Wrestling with Ethics Essay (Critical Writing)

September 21, 2021 by Essay Writer

Nowadays marketers play a significant role in the development of people society, since these are marketers who “search for unmet needs, encourage the development of products and services addressing these needs”, and due to their efforts we now have so comfortable, helpful, beautiful and delicious goods (Kotler, 2004, p.35).

But sometimes people in their chase for comfort or pleasure want things that can be extremely harmful for others and even themselves, so here a dilemma for marketers emerges: should they or they should not develop and promote goods, which can constitute a threat for consumers or the society on the whole.

To my mind, it is highly important to make goods work for people, but not make harm to them. It is clear that the major aim of the companies is gaining profit and one of the main ways to reach this goal is to satisfy consumers’ needs, and at present even to foresee these needs and provide consumers with what they want even before they want it (Gorchels, 2006, p. 5).

But, I believe, that successful firms can and should choose among customers’ need and develop only those goods and services which are really needed for society development and can never be harmful. And big companies already understand that and try to develop new safe goods. For instance, PepsiCo has made a decision “to shift its flagship brand to Diet Pepsi, rather than regular Pepsi” (Gorchels, 2006, p.17).

This became a result of growing problem of obesity and “aging Baby Boomers” which “have impacted sales” (Gorchels, 2006, p.17). Of course, this only reduces negative impact of Pepsi, and makes it a bit healthier, but it is not enough. In my opinion, they should continue researching to find the way to maintain the taste, for this is what consumers like, and replace the harmful ingredients with healthy ones or, ideally, with useful ingredients which will contribute into human body development.

Moreover, our technology can make all this come true. But more immediate results can bring the method of “increasing “sin” taxes” (Kotler, 2004, p.33). And this can be very effective, since, first of all, people will have to pay more for their doubtful pleasure, so they will think more whether they need to harm their health (and social programs make people aware of all that harm) and pay even more, and, finally they can come to a conclusion to get involved into sports and healthy hobbies.

The second outcome of this method is that the government gets more money that can be used for social programs to prevent people from using such harmful goods, or for development of medicine and promotion of healthy way of life. But I’d like to add that, though Kotler mentions charity donations of big companies, for example McDonalds, (2004, p. 32), it is obvious that it is not the way out.

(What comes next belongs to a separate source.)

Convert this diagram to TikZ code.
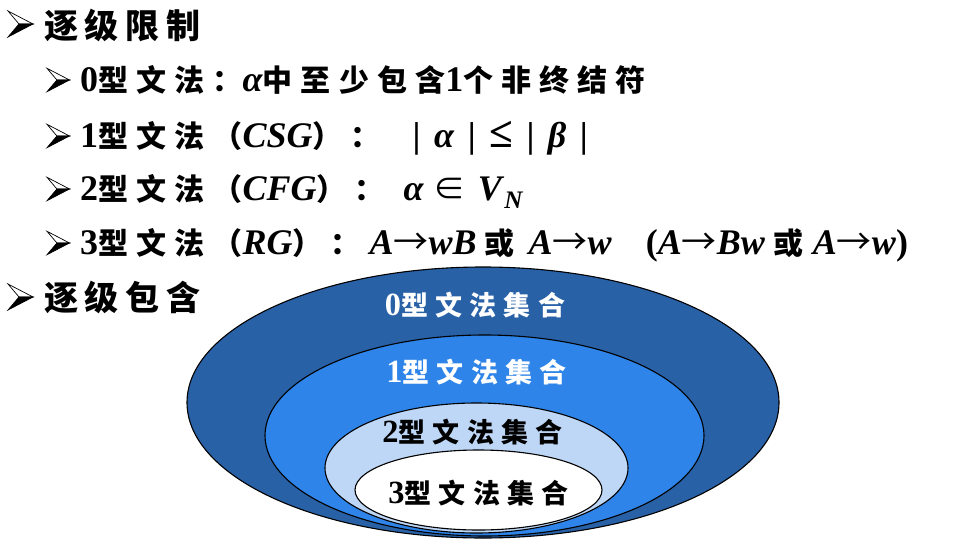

It is impossible and really cynic to believe that such big company’s mischief will vanish after its giving some money to a hospital or orphanage. But instead Kotler (2004) gives the possible way out even for McDonalds suggesting them to provide more healthy food and very its menu, enriching it with different salads, etc. (p. 32).

Thus, it is necessary to promote social responsibilities within big or even international enterprises with the help of government and consumers’ education. But, to my mind, it is necessary to pay more attention to education even from the kindergarten to grow responsible people who will understand the importance of providing necessary and socially friendly goods.


Gorchels, L. (2006). The Product manager’s handbook. New York: McGraw-Hill Professional.

Kotler, Philip. (2004). Marketers Wrestle With Ethical Questions: Is Marketing Ethics an Oxymoron?. Marketing Management. 13(6), 30-35.